SHEBOYGAN, Wis. — Democratic presidential candidate Sen. John Kerry has renewed charges that the Bush administration plans to reinstate the military draft, beginning what his campaign calls the “closing argument” in his case against re-electing President Bush.
“With George Bush, the plan for Iraq is more of the same and the great potential of a draft,” Mr. Kerry told reporters and editors of the Des Moines Register, which published his remarks yesterday.
Mr. Kerry told the Register that he can’t imagine how the administration can continue “with the current overextension” of troops in Iraq without instituting the draft.
The Bush campaign reiterated yesterday that Mr. Bush will not reinstate the draft.
“[John Kerry] has demonstrated for the second day in a row that he is a candidate willing to do or say anything to score political points,” said Bush campaign spokesman Steve Schmidt, referring to the Massachusetts senator’s reference to the lesbianism of one of Vice President Dick Cheney’s daughters in Wednesday’s debate.

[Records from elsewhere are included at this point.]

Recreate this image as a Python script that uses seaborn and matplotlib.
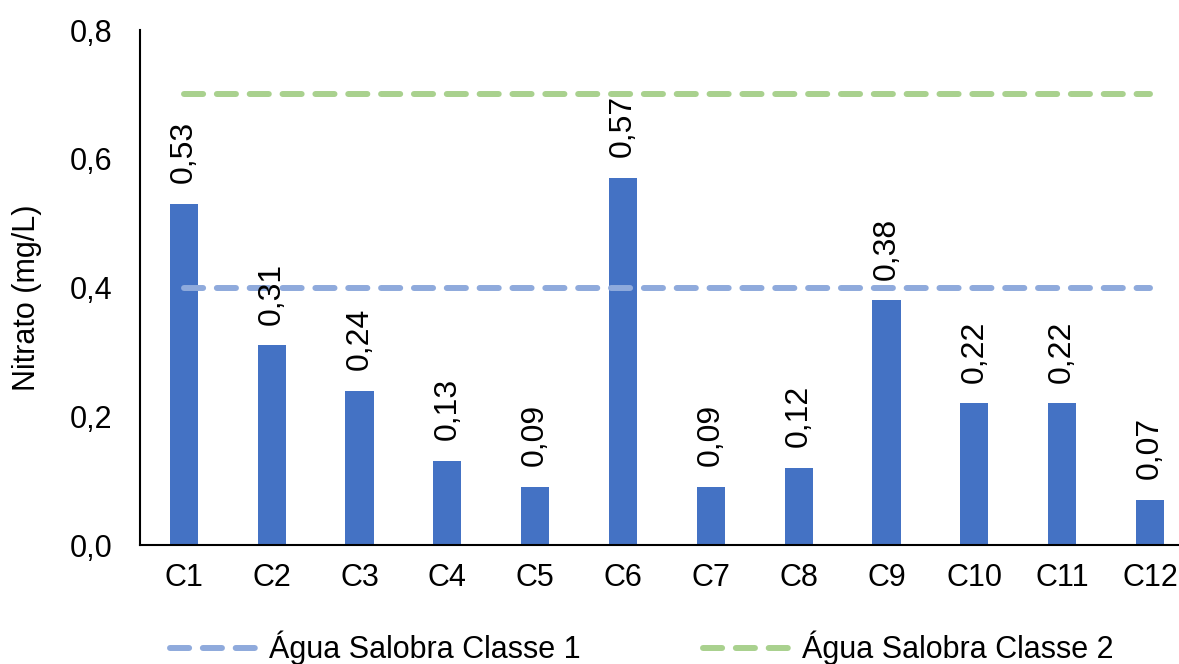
import pandas as pd
import matplotlib.pyplot as plt
import matplotlib.ticker as mtick
import seaborn as sns

sns.set_style("white")
plt.rcParams['font.family'] = ['Liberation Sans', 'DejaVu Sans']
plt.rcParams['text.color'] = 'black'

"""data"""
pontos = ['C1', 'C2', 'C3', 'C4', 'C5', 'C6', 'C7', 'C8', 'C9', 'C10', 'C11', 'C12']
nitrato = [0.53, 0.31, 0.24, 0.13, 0.09, 0.57, 0.09, 0.12, 0.38, 0.22, 0.22, 0.07]
limite_classe1 = 0.4
limite_classe2 = 0.7

df = pd.DataFrame({'Ponto': pontos, 'Nitrato': nitrato})

fig = plt.figure(figsize=(11.79, 6.64), dpi=100)
ax = fig.add_axes([0.1187, 0.1792, 0.894, 0.7756])

sns.barplot(data=df, x='Ponto', y='Nitrato', color='#4472C4',
            width=0.32, saturation=1, linewidth=0, ax=ax, zorder=2)

# limits (dashed lines across the categories)
x0, x1 = 0, len(pontos) - 1
dash = (0, (3.2, 2.3))
ax.plot([x0, x1], [limite_classe1] * 2, color='#8FAADC', lw=4.3,
        ls=dash, dash_capstyle='round', zorder=3,
        label='Água Salobra Classe 1')
ax.plot([x0, x1], [limite_classe2] * 2, color='#A9D18E', lw=4.3,
        ls=dash, dash_capstyle='round', zorder=3,
        label='Água Salobra Classe 2')

# data labels
for i, v in enumerate(nitrato):
    ax.annotate('{:.2f}'.format(v).replace('.', ','), (i, v),
                xytext=(0, 15), textcoords='offset points',
                rotation=90, ha='center', va='bottom', fontsize=23)

ax.set_xlim(-0.5, len(pontos) - 0.5)
ax.set_ylim(0, 0.8)
ax.yaxis.set_major_locator(mtick.MultipleLocator(0.2))
ax.yaxis.set_major_formatter(
    mtick.FuncFormatter(lambda v, p: '{:.1f}'.format(v).replace('.', ',')))
ax.tick_params(axis='both', labelsize=22, length=0, labelcolor='black')
ax.tick_params(axis='y', pad=20)
ax.tick_params(axis='x', pad=13)
ax.set_xlabel('')
ax.set_ylabel('Nitrato (mg/L)', fontsize=22, color='black')
ax.yaxis.set_label_coords(-0.093, 0.48)

for s in ['top', 'right']:
    ax.spines[s].set_visible(False)
for s in ['left', 'bottom']:
    ax.spines[s].set_color('black')
    ax.spines[s].set_linewidth(1.5)

leg = ax.legend(loc='center', bbox_to_anchor=(0.476, -0.2), ncol=2,
                frameon=False, fontsize=22, handlelength=2.8,
                columnspacing=4.0, handletextpad=0.45)

fig.savefig('out.png', dpi=100)
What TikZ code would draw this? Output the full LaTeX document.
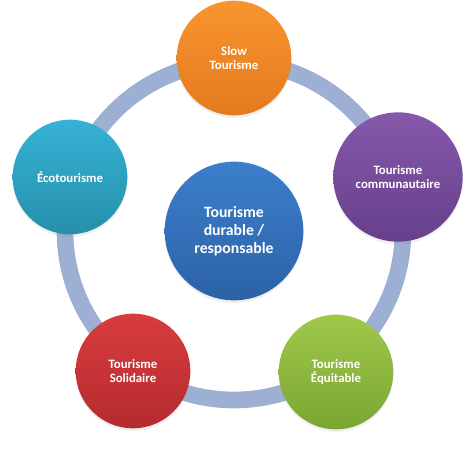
\documentclass[tikz,border=0pt]{standalone}
\usepackage{fontspec}
\setmainfont{Carlito}
\usepackage{tikz}
\usetikzlibrary{shadows}
\definecolor{ringblue}{HTML}{9DAFD2}
\definecolor{orangetop}{HTML}{F8952F}
\definecolor{orangebot}{HTML}{E47A1E}
\definecolor{purpletop}{HTML}{8658AA}
\definecolor{purplebot}{HTML}{66408C}
\definecolor{tealtop}{HTML}{36B2D6}
\definecolor{tealbot}{HTML}{2590AA}
\definecolor{bluetop}{HTML}{3C7FCC}
\definecolor{bluebot}{HTML}{2C62A6}
\definecolor{redtop}{HTML}{D83C3E}
\definecolor{redbot}{HTML}{B52B2F}
\definecolor{greentop}{HTML}{A0C94A}
\definecolor{greenbot}{HTML}{7AA532}

\begin{document}
\begin{tikzpicture}[x=0.75pt,y=-0.75pt,
 bubble/.style={circle,minimum size=86pt,inner sep=0pt,align=center,text=white,
  font=\fontsize{9.6}{11}\selectfont\bfseries,
  drop shadow={opacity=0.12,shadow xshift=0pt,shadow yshift=-2pt}},
 ring/.style={draw=ringblue,line width=12.5pt}]
 \useasboundingbox (0,0) rectangle (474,452);
 \node[bubble,minimum size=104pt,top color=bluetop,bottom color=bluebot,
  font=\fontsize{11.8}{13.4}\selectfont\bfseries] (hub) at (234,231) {Tourisme\\durable /\\responsable};
 \draw[ring] (hub.center) circle[radius=169];
 \node[bubble,top color=orangetop,bottom color=orangebot] (slow) at (234,58) {Slow\\Tourisme};
 \node[bubble,minimum size=97pt,top color=purpletop,bottom color=purplebot] (commu) at (398,177) {Tourisme\\communautaire};
 \node[bubble,top color=tealtop,bottom color=tealbot] (eco) at (70,177) {Écotourisme};
 \node[bubble,top color=redtop,bottom color=redbot] (solid) at (133,371) {Tourisme\\Solidaire};
 \node[bubble,top color=greentop,bottom color=greenbot] (equit) at (336,372) {Tourisme\\Équitable};
\end{tikzpicture}
\end{document}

“The American people saw John Kerry this week cast aside any attempt at decency and his fear-mongering today confirms that.”
During last week’s debate in St. Louis, Mr. Bush said: “We’re not going to have a draft. Period. The all-volunteer Army works.” Mr. Bush said the administration will continue training Iraqis to subdue the militants in their country.

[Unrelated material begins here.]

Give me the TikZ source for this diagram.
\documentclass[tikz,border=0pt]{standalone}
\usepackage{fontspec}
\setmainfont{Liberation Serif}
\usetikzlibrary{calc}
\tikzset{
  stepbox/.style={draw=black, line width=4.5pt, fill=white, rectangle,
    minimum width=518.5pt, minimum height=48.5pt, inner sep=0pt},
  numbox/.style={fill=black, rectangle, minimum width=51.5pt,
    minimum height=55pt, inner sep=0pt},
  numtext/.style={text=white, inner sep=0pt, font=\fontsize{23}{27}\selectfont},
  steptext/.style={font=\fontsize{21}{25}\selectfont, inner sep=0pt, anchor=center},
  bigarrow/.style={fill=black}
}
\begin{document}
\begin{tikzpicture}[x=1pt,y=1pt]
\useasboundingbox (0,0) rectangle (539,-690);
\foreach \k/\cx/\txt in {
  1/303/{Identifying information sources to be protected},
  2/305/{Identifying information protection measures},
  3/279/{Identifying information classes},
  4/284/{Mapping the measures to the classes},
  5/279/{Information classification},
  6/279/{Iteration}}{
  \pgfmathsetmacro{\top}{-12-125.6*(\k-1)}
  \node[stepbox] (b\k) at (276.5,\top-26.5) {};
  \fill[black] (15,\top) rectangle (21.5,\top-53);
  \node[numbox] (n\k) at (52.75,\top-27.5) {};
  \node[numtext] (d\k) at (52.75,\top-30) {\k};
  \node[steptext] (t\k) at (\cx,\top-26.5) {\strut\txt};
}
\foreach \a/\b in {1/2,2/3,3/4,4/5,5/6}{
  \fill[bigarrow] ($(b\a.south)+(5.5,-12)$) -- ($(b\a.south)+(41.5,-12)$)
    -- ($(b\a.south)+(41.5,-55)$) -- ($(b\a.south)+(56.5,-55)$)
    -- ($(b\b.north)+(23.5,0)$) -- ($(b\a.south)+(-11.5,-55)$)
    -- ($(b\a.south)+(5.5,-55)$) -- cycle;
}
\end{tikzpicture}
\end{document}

Kerry spokesman Mike McCurry yesterday told reporters flying with Mr. Kerry from Des Moines, Iowa, to Wisconsin that the campaign is not saying the Bush administration has a secret plan to start a draft but is just responding to questions.
“We’re just talking about the inevitability of what happens if you pursue the foreign policy choices that we are currently making,” he said.
“If you go and talk to any college kid on any campus or report out what people are nervous about, you run into this,” Mr. McCurry said. “We get asked this all the time. This is something people are very worried about.”
Rumors about a draft reinstatement have been rampant on the Internet but Kerry campaign officials deny they are trying to stoke such fears among parents and young voters simply for political points.
A poll released last week by the Annenberg Public Policy Center found that roughly half of Americans between the ages of 18 and 29 believe Mr. Bush wants to reinstate the draft.
Republicans believe Mr. Kerry, who has made references to the draft during his campaign, specifically raised the issue again while in Iowa, a battleground state with a history of anti-war political sentiment. In 1972, Iowa’s early support of anti-war Sen. George McGovern of South Dakota catapulted him to the Democratic nomination and established Iowa among the nation’s first and crucial caucuses.
They also think a series of recent polls showing Mr. Kerry is losing ground after the debates is making the Kerry campaign more desperate.
A new Reuters/Zogby tracking poll has Mr. Kerry trailing the president by four points, a seven-point swing since last week when Mr. Kerry was ahead. A Rasmussen Reports poll has Mr. Bush leading by one point and an ABC/Washington Post poll has the race even at 48 percent.